Key person risk: Many SME businesses are built around one or two individuals. If the founder-promoter exits the business — through personal issues, health, or simply losing interest after the IPO — the business can deteriorate rapidly.

Promoter exit risk: After lock-in periods expire, promoters with high holdings can create significant selling pressure. Watch lock-in expiry dates for high-OFS SME IPOs.

How to manage it: Read promoter backgrounds carefully. Check whether the promoter has a track record in this specific business (not just corporate directorships). Assess whether the business has a management layer below the founder.

Risk 3: Limited Financial Disclosure

SME-listed companies report financial results half-yearly, not quarterly. This means you may have stale financial data for months. By the time a problem in the business becomes visible in reported numbers, it may have been developing for 6 months.

Additionally, the financial reporting standards and audit quality for smaller companies can be lower. While all listed companies must use SEBI-registered auditors, the depth of scrutiny varies enormously between a Big Four audit of a large company and a regional CA firm auditing a ₹50 crore revenue SME.

How to manage it: Pay attention to auditor quality when reading the DRHP. Check auditor notes for qualifications or emphasis of matter paragraphs. After investment, track non-financial indicators — order wins, customer announcements, management interviews in trade media — to stay informed between financial reports.

Risk 4: Valuation Opacity

Mainboard IPOs are valued by reference to a reasonably well-defined peer group of listed companies with years of market history and analyst coverage. The valuation range is relatively anchored.

SME IPOs often have no directly listed peers. Valuation is established by the company and its merchant banker with significant discretion. Without comparable listed companies and without institutional investors to push back on aggressive pricing, some SME IPOs are priced at valuations that have no clear fundamental justification.

The result: more SME IPOs are mispriced (in either direction) than mainboard IPOs. Identifying underpriced SME IPOs is a genuine opportunity; overpaying for an overpriced one can result in permanent capital impairment.

How to manage it: Even without direct listed peers, you can value an SME company using absolute metrics: P/E vs the broader small-cap market, revenue multiples vs sector averages, growth rate vs price. An SME company growing 15% a year should not be priced at the same multiple as one growing 40%.

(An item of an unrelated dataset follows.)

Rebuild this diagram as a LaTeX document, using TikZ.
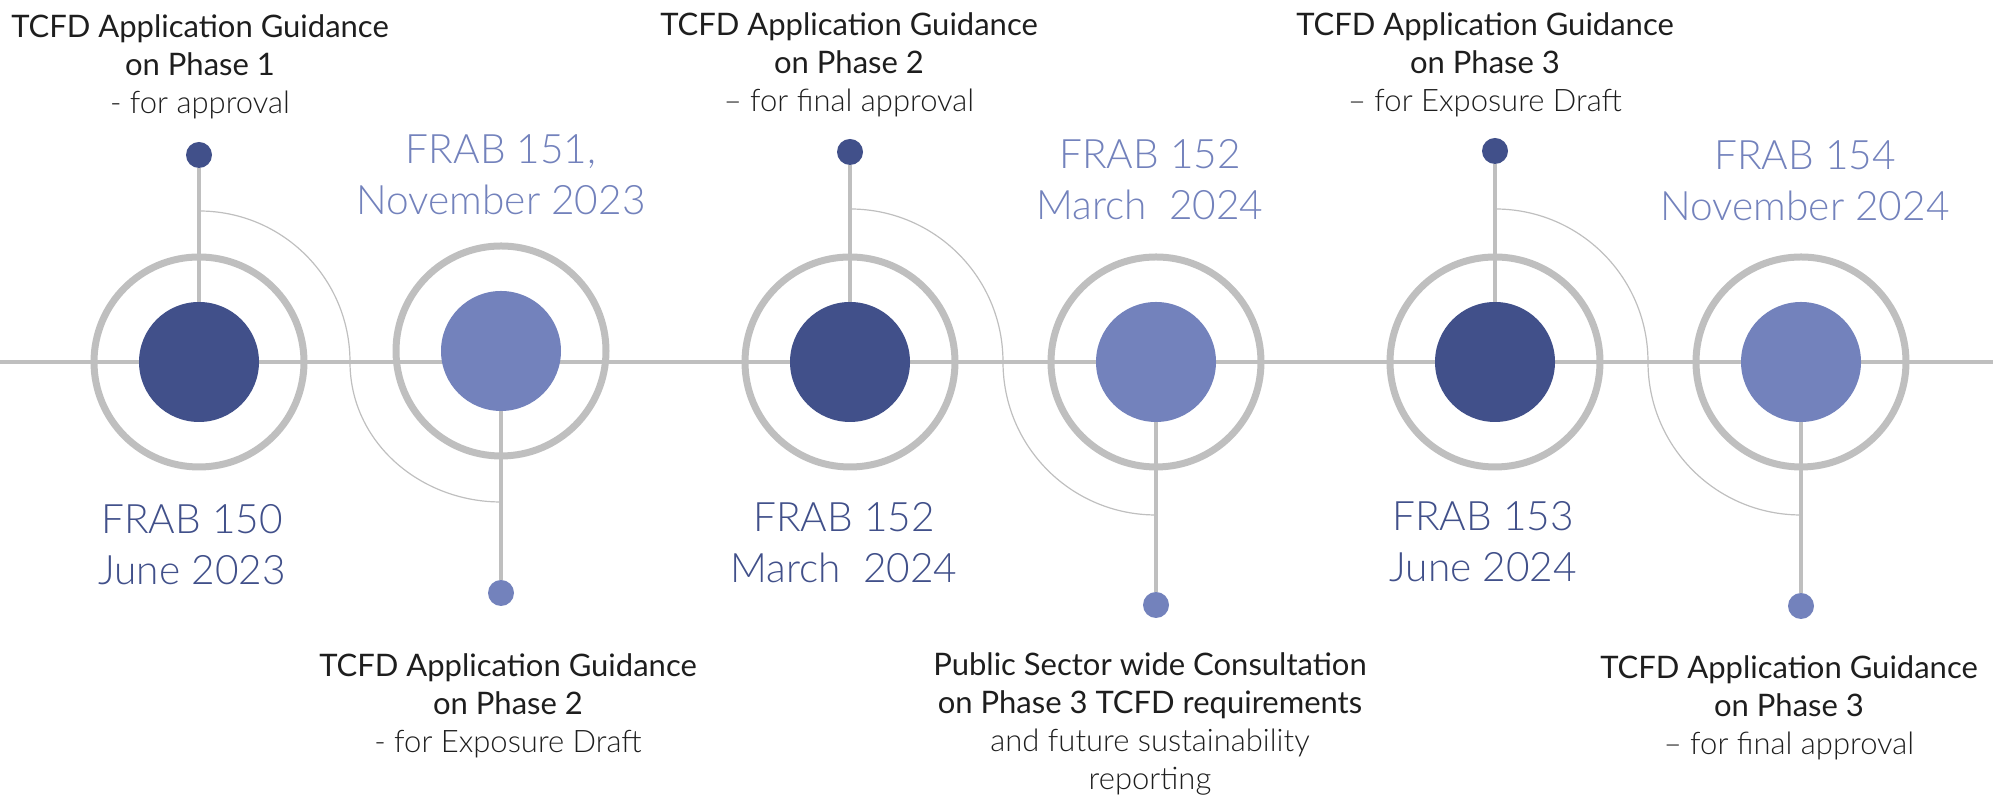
\documentclass[tikz,border=0pt]{standalone}
\usepackage{fontspec}
\setmainfont{Lato}
\newfontfamily\thinfont{Lato Light}
\usepackage{tikz}
\usetikzlibrary{positioning}
\definecolor{navy}{HTML}{41508A}
\definecolor{lilac}{HTML}{7382BC}
\definecolor{rim}{HTML}{BFBFBF}
\definecolor{ink}{HTML}{1E1E1E}
\tikzset{
    ring/.style={circle, draw=rim, line width=3.5pt, minimum size=105pt, inner sep=0pt},
    hub/.style={circle, fill=#1, minimum size=60pt, inner sep=0pt},
    knob/.style={circle, fill=#1, minimum size=13pt, inner sep=0pt},
    stem/.style={draw=rim, line width=1.6pt},
    wire/.style={draw=rim, line width=.6pt},
    guide/.style={align=center, text=ink, inner sep=0pt, anchor=north, font=\fontsize{15.5}{19}\selectfont},
    frab/.style={align=center, text=#1, inner sep=0pt, anchor=north, font=\thinfont\fontsize{20.3}{25.5}\selectfont}
}
\begin{document}
\begin{tikzpicture}[x=.5pt, y=.5pt]
    \useasboundingbox (0,0) rectangle (1993,795);
    \coordinate (west) at (0,433);
    \coordinate (east) at (1993,433);
    \draw[stem] (west)--(east);

\foreach \n/\x/\y/\c in {1/199/433/navy, 2/501/444/lilac, 3/850/433/navy, 4/1156/433/lilac, 5/1495/433/navy, 6/1801/433/lilac}
{
    \node (r\n) at (\x,\y) [ring]{};
    \node (c\n) at (\x,\y) [hub=\c]{};
}
\foreach \n/\x/\y/\c in {1/199/640/navy, 2/501/202/lilac, 3/850/643/navy, 4/1156/190/lilac, 5/1495/644/navy, 6/1801/189/lilac}
{
    \node (k\n) at (\x,\y) [knob=\c]{};
    \draw[stem] (k\n)--(c\n);
}

    \coordinate (s1) at (199,584);
    \coordinate (m1) at (350,433);
    \coordinate (e1) at (501,293);
    \coordinate (s2) at (850,586);
    \coordinate (m2) at (1003,433);
    \coordinate (e2) at (1156,280);
    \coordinate (s3) at (1495,586);
    \coordinate (m3) at (1648,433);
    \coordinate (e3) at (1801,280);
\foreach \n in {1,2,3}
{
    \draw[wire] (s\n) to[out=0,in=90] (m\n) to[out=-90,in=180] (e\n);
}

\node (g1) at (200,781)[guide]{TCFD Application Guidance\\on Phase 1\\{\thinfont - for approval}};
\node (g3) at (849,783)[guide]{TCFD Application Guidance\\on Phase 2\\{\thinfont – for final approval}};
\node (g5) at (1485,783)[guide]{TCFD Application Guidance\\on Phase 3\\{\thinfont – for Exposure Draft}};
\node (g2) at (508,142)[guide]{TCFD Application Guidance\\on Phase 2\\{\thinfont - for Exposure Draft}};
\node (g4) at (1150,143)[guide]{Public Sector wide Consultation\\on Phase 3 TCFD requirements\\{\thinfont and future sustainability}\\{\thinfont reporting}};
\node (g6) at (1789,140)[guide]{TCFD Application Guidance\\on Phase 3\\{\thinfont – for final approval}};

\node (f1) at (192,291)[frab=navy]{FRAB 150\\June 2023};
\node (f2) at (501,661)[frab=lilac]{FRAB 151,\\November 2023};
\node (f3) at (844,293)[frab=navy]{FRAB 152\\March\ \ 2024};
\node (f4) at (1150,656)[frab=lilac]{FRAB 152\\March\ \ 2024};
\node (f5) at (1483,294)[frab=navy]{FRAB 153\\June 2024};
\node (f6) at (1805,655)[frab=lilac]{FRAB 154\\November 2024};

\end{tikzpicture}
\end{document}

Risk 5: Sector and Business Model Risk

SME companies are, by definition, at an earlier stage of business development. This means:

  • Concentration risk: Revenue often depends on a few large customers or a single product
  • Geographic concentration: Many SMEs operate in one or two states, making them vulnerable to regional disruptions
  • Technology disruption: Small companies in traditional industries can be disrupted faster than large incumbents with the resources to adapt
  • Working capital cycles: SME businesses often have strained working capital, making them vulnerable to payment delays from large customers

How to manage it: Specifically check for customer concentration (top 5 customers as % of revenue) in the DRHP. A company deriving 80% of revenue from one customer is fundamentally riskier than one with diversified revenue.

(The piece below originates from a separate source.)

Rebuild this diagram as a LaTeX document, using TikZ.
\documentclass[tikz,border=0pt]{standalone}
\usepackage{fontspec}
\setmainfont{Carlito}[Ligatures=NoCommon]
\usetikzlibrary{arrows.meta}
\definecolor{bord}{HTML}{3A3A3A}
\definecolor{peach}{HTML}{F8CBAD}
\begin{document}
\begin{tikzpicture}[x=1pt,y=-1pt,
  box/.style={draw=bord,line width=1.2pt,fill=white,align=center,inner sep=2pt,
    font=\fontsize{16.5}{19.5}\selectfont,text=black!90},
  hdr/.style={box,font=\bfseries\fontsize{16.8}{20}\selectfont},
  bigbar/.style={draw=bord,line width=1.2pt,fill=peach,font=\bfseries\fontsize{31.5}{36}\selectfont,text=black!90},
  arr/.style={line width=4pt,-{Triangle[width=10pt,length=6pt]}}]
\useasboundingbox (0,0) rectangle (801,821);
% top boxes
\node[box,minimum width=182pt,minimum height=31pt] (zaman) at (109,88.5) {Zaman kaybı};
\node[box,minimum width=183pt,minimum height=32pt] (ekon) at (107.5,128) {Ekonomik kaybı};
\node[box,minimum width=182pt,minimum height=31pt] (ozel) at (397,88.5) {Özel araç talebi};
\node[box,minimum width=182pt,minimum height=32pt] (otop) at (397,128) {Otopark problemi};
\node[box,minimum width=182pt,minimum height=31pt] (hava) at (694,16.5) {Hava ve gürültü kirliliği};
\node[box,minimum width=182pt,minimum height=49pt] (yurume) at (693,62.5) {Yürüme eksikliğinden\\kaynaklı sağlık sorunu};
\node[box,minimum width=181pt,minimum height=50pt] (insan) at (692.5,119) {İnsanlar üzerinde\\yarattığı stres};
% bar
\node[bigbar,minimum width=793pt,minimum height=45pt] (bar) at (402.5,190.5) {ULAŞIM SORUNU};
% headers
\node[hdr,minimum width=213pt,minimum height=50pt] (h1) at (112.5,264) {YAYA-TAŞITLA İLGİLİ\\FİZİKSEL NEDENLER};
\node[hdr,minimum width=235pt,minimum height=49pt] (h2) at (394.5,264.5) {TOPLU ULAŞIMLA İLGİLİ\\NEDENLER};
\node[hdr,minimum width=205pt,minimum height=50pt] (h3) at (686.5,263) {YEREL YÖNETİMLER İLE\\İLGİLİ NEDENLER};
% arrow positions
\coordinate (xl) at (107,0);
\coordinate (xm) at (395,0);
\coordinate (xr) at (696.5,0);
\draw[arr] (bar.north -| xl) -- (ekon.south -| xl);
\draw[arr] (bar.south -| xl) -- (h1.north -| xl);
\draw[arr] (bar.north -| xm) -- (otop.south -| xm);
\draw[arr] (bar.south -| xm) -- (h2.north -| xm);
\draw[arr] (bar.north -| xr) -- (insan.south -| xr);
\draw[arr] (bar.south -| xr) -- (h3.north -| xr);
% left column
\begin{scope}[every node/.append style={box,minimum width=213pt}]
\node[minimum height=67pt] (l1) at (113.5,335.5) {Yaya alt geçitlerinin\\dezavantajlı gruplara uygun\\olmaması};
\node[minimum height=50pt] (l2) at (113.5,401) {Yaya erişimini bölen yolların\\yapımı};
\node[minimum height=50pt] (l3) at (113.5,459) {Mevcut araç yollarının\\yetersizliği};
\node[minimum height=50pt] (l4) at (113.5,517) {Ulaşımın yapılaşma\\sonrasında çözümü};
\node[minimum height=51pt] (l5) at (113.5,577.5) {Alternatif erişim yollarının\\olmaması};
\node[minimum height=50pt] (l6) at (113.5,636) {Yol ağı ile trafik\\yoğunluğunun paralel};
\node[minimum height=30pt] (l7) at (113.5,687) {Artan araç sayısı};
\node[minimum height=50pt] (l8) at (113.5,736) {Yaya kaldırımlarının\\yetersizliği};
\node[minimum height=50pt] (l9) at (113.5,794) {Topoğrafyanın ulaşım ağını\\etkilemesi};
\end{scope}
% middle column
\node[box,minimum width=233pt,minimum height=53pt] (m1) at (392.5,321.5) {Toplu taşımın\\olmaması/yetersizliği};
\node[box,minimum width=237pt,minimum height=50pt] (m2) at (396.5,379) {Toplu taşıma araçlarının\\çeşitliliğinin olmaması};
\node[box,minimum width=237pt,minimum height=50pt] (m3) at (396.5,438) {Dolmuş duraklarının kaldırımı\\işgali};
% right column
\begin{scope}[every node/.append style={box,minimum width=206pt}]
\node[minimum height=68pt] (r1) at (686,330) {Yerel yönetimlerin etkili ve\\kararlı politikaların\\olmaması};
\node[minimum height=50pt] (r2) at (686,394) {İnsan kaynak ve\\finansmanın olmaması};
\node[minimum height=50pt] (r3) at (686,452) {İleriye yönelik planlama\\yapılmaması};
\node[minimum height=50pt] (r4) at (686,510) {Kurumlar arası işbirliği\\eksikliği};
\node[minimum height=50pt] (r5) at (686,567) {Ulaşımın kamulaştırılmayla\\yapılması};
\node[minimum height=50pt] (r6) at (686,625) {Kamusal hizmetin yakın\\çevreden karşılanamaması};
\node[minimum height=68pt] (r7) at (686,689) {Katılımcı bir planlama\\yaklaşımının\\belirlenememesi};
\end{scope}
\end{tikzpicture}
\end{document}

Risk 6: Regulatory and Compliance Risk

Smaller companies sometimes have incomplete regulatory compliance — pending environmental clearances, GST disputes, labour law issues, or sector-specific licence requirements. These issues are disclosed in the DRHP but often not given sufficient weight by investors.

A regulatory disruption can materially impair a small business in ways that a large company can absorb.

How to manage it: Read the litigation and regulatory section of the DRHP carefully. For companies in regulated sectors (financial services, pharma, food processing), assess the regulatory compliance track record specifically.